4. Ödev Zamanını Küçük Zaferlerle Taçlandırın
Ödev masası bazen bir savaş alanı gibi hissedilebilir; defterin kenarına karalanan şekiller, ertelemek için bulunmuş bahaneler, sıkılmış bir yüz… Ama doğru dokunuşlarla, o masa aslında küçük zaferlerin sahnesine dönüşebilir. Her tamamlanan problem, her yazılan satır çocuğun öz güvenine eklenen bir tuğla olur. Bu noktada en çok işe yarayan şeylerden biri, ödev saatini rastgele değil belli bir plana oturtmaktır. Belirli bir zaman diliminde çalışmak, ardından kısa molalar vermek hem odaklanmayı artırır hem de çocuğa zaman yönetimi becerisi kazandırır. Bazen ödev saatini bir yarış değil, bir yolculuk gibi görmek gerekir. Çocuğunuz matematik sorusunu çözerken “Hadi birlikte bakalım, acaba bu yolu sen nasıl bulacaksın?” diye sormak, ona hem sorumluluk hem de özgürlük hissi verir. Burada önemli olan nokta, ödev sürecinde hata avcısı değil, aferin avcısı olmaktır. Küçük başarıları yakalamak ve çocuğu takdir etmek, eleştiriden çok daha güçlü bir motivasyon kaynağıdır. Üstelik hataları normalleştirmek de bu yolculuğun değerli bir parçasıdır. Çünkü her yanlış, aslında öğrenmenin basamaklarını örer. Çocuğunuza hata yapmanın yanlış değil, denemenin doğal bir sonucu olduğunu göstermek hem öz güvenini hem de öğrenmeye karşı cesaretini artırır. Küçük ödüller, bir aferin, bir kucak dolusu gurur bu yolculuğun yakıtı olur.
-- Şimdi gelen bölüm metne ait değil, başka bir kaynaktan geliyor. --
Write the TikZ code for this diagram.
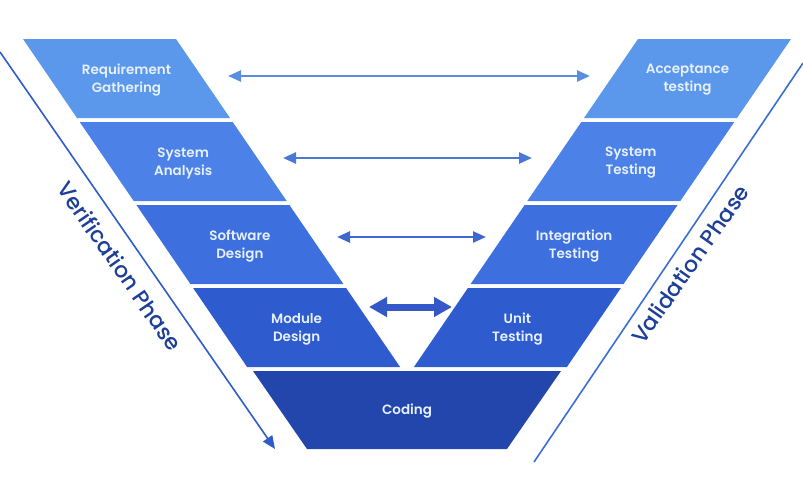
\documentclass[tikz,border=0pt]{standalone}
\usepackage{fontspec}
\setmainfont{Poppins}[UprightFont={* Medium}]
\newfontfamily\labelfont{Poppins}[UprightFont={* SemiBold}]
\usepackage{tikz}
\usetikzlibrary{arrows.meta}
\definecolor{bandone}{HTML}{5B97EB}
\definecolor{bandtwo}{HTML}{4C82E8}
\definecolor{bandthree}{HTML}{3D6FDF}
\definecolor{bandfour}{HTML}{2E5CCF}
\definecolor{codecolor}{HTML}{2246AC}
\definecolor{labelcolor}{HTML}{E6F0FF}
\definecolor{phasecolor}{HTML}{1E3F98}
\definecolor{arrowone}{HTML}{5A8EE2}
\definecolor{arrowtwo}{HTML}{4A78D6}
\definecolor{arrowthree}{HTML}{3E68D0}
\definecolor{arrowfour}{HTML}{3458C8}
\definecolor{lineleft}{HTML}{2F5CC6}
\definecolor{lineright}{HTML}{3A6DD6}

\begin{document}
\begin{tikzpicture}[x=1pt,y=-1pt,
    label/.style={text=labelcolor, align=center, font=\labelfont\fontsize{13.5}{18}\selectfont},
    phase/.style={text=phasecolor, font=\fontsize{22}{24}\selectfont}]
    \useasboundingbox (0,0) rectangle (803,501);
    % left and right bands
    \foreach \k/\col/\lname/\rname/\ltext/\rtext in {
        0/bandone/req/acc/{Requirement\\Gathering}/{Acceptance\\testing},
        1/bandtwo/sysan/systest/{System\\Analysis}/{System\\Testing},
        2/bandthree/swdes/integ/{Software\\Design}/{Integration\\Testing},
        3/bandfour/moddes/unit/{Module\\Design}/{Unit\\Testing}} {
        \fill[\col] ({23+56.7*\k},{39+83*\k}) -- ++(153,0) -- ++(54,79) -- ++(-153,0) -- cycle;
        \fill[\col] ({791-56.7*\k},{39+83*\k}) -- ++(-153,0) -- ++(-54,79) -- ++(153,0) -- cycle;
        \node[label] (\lname) at ({126.5+56.7*\k},{80+83*\k}) {\ltext};
        \node[label] (\rname) at ({687.5-56.7*\k},{80+83*\k}) {\rtext};
    }
    % coding
    \fill[codecolor] (253,371) -- (561,371) -- (507,449) -- (307,449) -- cycle;
    \node[label] (coding) at (407,411) {Coding};
    % arrows between the two sides
    \coordinate (r1l) at (228,76);  \coordinate (r1r) at (590,76);
    \coordinate (r2l) at (283,158); \coordinate (r2r) at (532,158);
    \coordinate (r3l) at (337,237); \coordinate (r3r) at (486,237);
    \coordinate (r4l) at (369,307); \coordinate (r4r) at (452,307);
    \draw[arrowone, line width=2.5pt, {Triangle[length=13pt,width=11pt]}-{Triangle[length=13pt,width=11pt]}] (r1l) -- (r1r);
    \draw[arrowtwo, line width=2.5pt, {Triangle[length=13pt,width=11pt]}-{Triangle[length=13pt,width=11pt]}] (r2l) -- (r2r);
    \draw[arrowthree, line width=2.5pt, {Triangle[length=13pt,width=11pt]}-{Triangle[length=13pt,width=11pt]}] (r3l) -- (r3r);
    \draw[arrowfour, line width=7pt, {Triangle[length=18pt,width=19pt]}-{Triangle[length=18pt,width=19pt]}] (r4l) -- (r4r);
    % phase lines
    \coordinate (vtop) at (0,52);   \coordinate (vbot) at (275,449);
    \coordinate (atop) at (803,63); \coordinate (abot) at (534,462);
    \draw[lineleft, line width=1.6pt, -{Triangle[length=13pt,width=11pt]}] (vtop) -- (vbot);
    \draw[lineright, line width=1.6pt] (atop) -- (abot);
    \node[phase, rotate=-55.3] (verif) at (120,266) {Verification Phase};
    \node[phase, rotate=55] (valid) at (690,264) {Validation Phase};
\end{tikzpicture}
\end{document}
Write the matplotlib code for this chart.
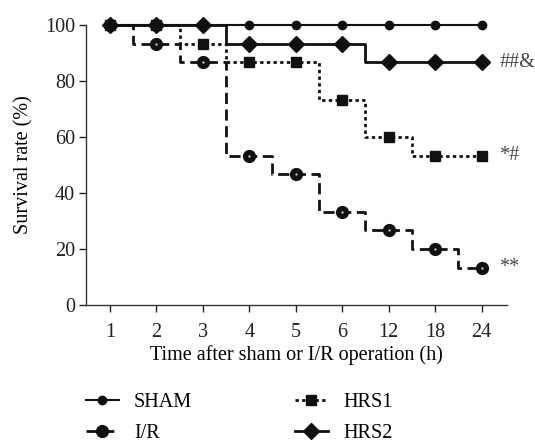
import matplotlib
matplotlib.use("Agg")
import matplotlib.pyplot as plt
from matplotlib.lines import Line2D

plt.rcParams['font.family'] = ['Liberation Serif', 'DejaVu Serif']

time_labels = ["1", "2", "3", "4", "5", "6", "12", "18", "24"]
sham = [100, 100, 100, 100, 100, 100, 100, 100, 100]
ir = [100, 93.3, 86.7, 53.3, 46.7, 33.3, 26.7, 20.0, 13.3]
hrs1 = [100, 100, 93.3, 86.7, 86.7, 73.3, 60.0, 53.3, 53.3]
hrs2 = [100, 100, 100, 93.3, 93.3, 93.3, 86.7, 86.7, 86.7]
annotations = {"##&": 86.7, "*#": 53.3, "**": 13.3}

x = list(range(1, len(time_labels) + 1))

FS = 14.5
fig = plt.figure(figsize=(5.35, 4.44), dpi=100)
ax = fig.add_axes([0.161, 0.313, 0.787, 0.631])

col = '#111111'
ax.plot(x, ir, drawstyle='steps-mid', color=col, lw=2.0, ls=(0, (4, 2)),
        marker='o', ms=8.5, mfc=col, mec=col, clip_on=False, zorder=3)
ax.plot(x, ir, ls='none', marker='.', ms=1.5, color='#bbbbbb', clip_on=False, zorder=4)
ax.plot(x, hrs1, drawstyle='steps-mid', color=col, lw=2.0, ls=(0, (1.2, 1.2)),
        marker='s', ms=7, mfc=col, mec=col, clip_on=False, zorder=3)
ax.plot(x, hrs2, drawstyle='steps-mid', color=col, lw=2.0, ls='-',
        marker='D', ms=8.5, mfc=col, mec=col, clip_on=False, zorder=3)
ax.plot(x, sham, drawstyle='steps-mid', color=col, lw=1.5, ls='-',
        marker='o', ms=6, mfc=col, mec=col, clip_on=False, zorder=5)

for txt, yv in annotations.items():
    ax.text(9.38, yv, txt, ha='left', va='center', fontsize=FS, color='#444444')

ax.set_xlim(0.49, 9.55)
ax.set_ylim(0, 100)
ax.set_xticks(x)
ax.set_xticklabels(time_labels)
ax.set_yticks([0, 20, 40, 60, 80, 100])
ax.tick_params(direction='out', length=5, width=1, labelsize=FS, colors='#222222', pad=3)
ax.tick_params(axis='x', pad=8)
for s in ['top', 'right']:
    ax.spines[s].set_visible(False)
for s in ['left', 'bottom']:
    ax.spines[s].set_linewidth(1)
    ax.spines[s].set_color('#333333')
ax.set_xlabel("Time after sham or I/R operation (h)", fontsize=FS, labelpad=2)
ax.set_ylabel("Survival rate (%)", fontsize=FS, labelpad=8)

handles = [
    Line2D([], [], color=col, lw=1.5, marker='o', ms=6),
    Line2D([], [], color=col, lw=2, ls=(0, (4, 2)), marker='o', ms=8.5),
    Line2D([], [], color=col, lw=2, ls=(0, (1.2, 1.2)), marker='s', ms=7),
    Line2D([], [], color=col, lw=2, marker='D', ms=8.5),
]
labels = ["SHAM", "I/R", "HRS1", "HRS2"]
fig.legend(handles, labels, ncol=2, loc='lower left', bbox_to_anchor=(0.126, -0.038),
           frameon=False, fontsize=FS, handlelength=1.65, columnspacing=5.1,
           labelspacing=0.6, handletextpad=0.75)

fig.savefig("out.png", dpi=100)
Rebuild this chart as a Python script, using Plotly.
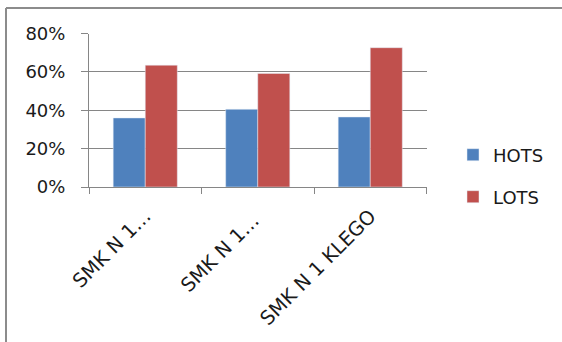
import plotly.graph_objects as go

# Chart data
categories = ["SMK N 1…", "SMK N 1… ", "SMK N 1 KLEGO"]
hots = [0.36, 0.405, 0.365]
lots = [0.635, 0.592, 0.726]
y_ticks = [0, 0.2, 0.4, 0.6, 0.8]
y_tick_labels = ["0%", "20%", "40%", "60%", "80%"]

W, H = 562, 342
FONT = "DejaVu Sans"
GRID = "#868686"
TXT = "#1a1a1a"

fig = go.Figure()
fig.add_trace(go.Bar(x=categories, y=hots, name="HOTS", marker_color="#4F81BD",
                     legend="legend"))
fig.add_trace(go.Bar(x=categories, y=lots, name="LOTS", marker_color="#C0504D",
                     legend="legend2"))

x0, x1 = 89 / W, 426.5 / W
y0, y1 = 1 - 187 / H, 1 - 33.5 / H

legend_style = dict(font=dict(family=FONT, size=18, color=TXT),
                    bgcolor="rgba(0,0,0,0)", xanchor="left", yanchor="middle",
                    itemwidth=30)

fig.update_layout(
    width=W, height=H,
    margin=dict(l=0, r=0, t=0, b=0),
    paper_bgcolor="white", plot_bgcolor="white",
    barmode="group", bargap=0.43, bargroupgap=0,
    font=dict(family=FONT, size=18, color=TXT),
    xaxis=dict(domain=[x0, x1], showgrid=False, showline=True, linecolor=GRID,
               linewidth=1, ticks="outside", tickson="boundaries", ticklen=6,
               tickcolor=GRID, tickangle=-45, automargin=False,
               ticklabelstandoff=9,
               tickfont=dict(family=FONT, size=19.5, color=TXT)),
    yaxis=dict(domain=[y0, y1], range=[0, 0.8], tickvals=y_ticks,
               ticktext=y_tick_labels, showgrid=True, gridcolor=GRID,
               gridwidth=1, showline=True, linecolor=GRID, linewidth=1,
               ticks="outside", ticklen=7, tickcolor=GRID, zeroline=False,
               automargin=False, ticklabelstandoff=12,
               tickfont=dict(family=FONT, size=18, color=TXT)),
    legend=dict(x=453 / W, y=1 - 155 / H, **legend_style),
    legend2=dict(x=453 / W, y=1 - 197 / H, **legend_style),
    showlegend=True,
    shapes=[
        dict(type="line", xref="paper", yref="paper", x0=6 / W, x1=6 / W,
             y0=-0.05, y1=1 - 8 / H, line=dict(color="#8c8c8c", width=2)),
        dict(type="line", xref="paper", yref="paper", x0=6 / W, x1=1.05,
             y0=1 - 8 / H, y1=1 - 8 / H, line=dict(color="#8c8c8c", width=2)),
    ],
)

fig.write_html("out.html")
Böylelikle ödevleri sıkıcı bir görev olmaktan çıkararak birlikte geçirilen özel bir zamana dönüştürür ve hayat boyu sürecek olan öğrenme sevgisini beslemiş olursunuz.
5. Günü Yıldızlarla Kapatın
Çocukların kalbinde günün en büyülü anı, uykuya dalmadan hemen önceki o küçücük zaman dilimidir. O an; telaşın, koşuşturmanın ve tüm günün yorgunluğunun sustuğu, sadece kalbin sesinin duyulduğu andır. İşte tam da bu yüzden uykuya geçiş, sıradan bir görev değil; güvenin, sevginin ve aidiyetin işlendiği sihirli bir tören olmalıdır. Bir masal kitabının sayfaları arasında dolaşmak, birlikte hayal kurmak, hatta kendi uydurduğunuz hikâyeyi çocuğunuza anlatmak… Bunlar yalnızca uykuya hazırlık değil, aynı zamanda çocukla kurulan duygusal köprülerdir. Belki de uyumadan önce edilen kısa bir dua, sevgiyle söylenmiş birkaç cümle ya da sıcacık bir sarılma, çocuğun dünyasında devasa bir güven duvarı örer. Tüm bunları toparlayacak olursak rutinler, sadece tekrar eden eylemler değil; sevgiyle işlenmiş anılardır. Okula yeni başlayan çocuğunuza verebileceğiniz en değerli hediye, güven dolu ve sihirle süslenmiş bu beş yoldur. Çünkü en güzel rutinler, yıllar sonra hatırlandığında bile kalbi ısıtmaya devam eder.